White Mountain Apache Tribe re-emerging from tough times





Four years ago, the White Mountain Apache Tribe of Arizona was broke and its political and legal systems were in turmoil.

To avoid a complete collapse, Chairman Ronnie Lupe fired about 40 percent of the workforce. Critics -- some of whom were later indicted for stealing from the tribe -- tried to oust him so he removed the judge who ordered him arrested.

Lupe, 84, then brought in a new planner to look for development opportunities. After years of dormancy, the White Mountain Apache Timber Co. reopened its doors last fall and hired more than 140 people, most of them Apaches.

Further down the line, the tribe stands to reap an estimated $65 million from the leasing of its Congressionally-confirmed water rights.
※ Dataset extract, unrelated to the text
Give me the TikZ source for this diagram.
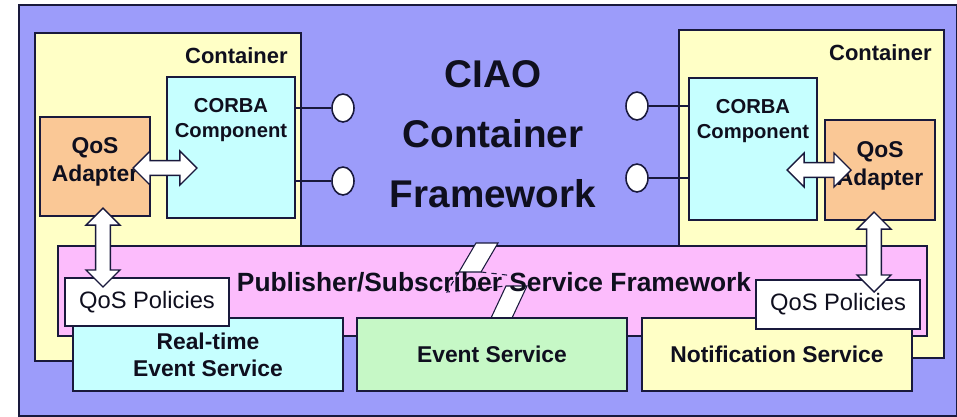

And there's another $20 million expected from the sale of carbon credits in California.

“I think we’ve got it turned around now financially; we’re on the upswing,” Joe Waters, the tribe's planner, told The Arizona Republic. “There’s been an emerging voice that says, ‘Hey, guys, we’re on the right path.’”

But dissent festers. Lupe, 84, remains in office after a primary election scheduled for this month was canceled when several candidates for chairman were disqualified.

The candidates -- including that judge who was removed -- are appealing in tribal court. Their supporters say it's time for Lupe to step aside.

“We respect the chairman (Lupe) and his accomplishments,” Derreck Wheeler, the tribe's energy efficiency coordinator, told the paper. “But it’s time for the baton to be passed, and that’s how we see it.”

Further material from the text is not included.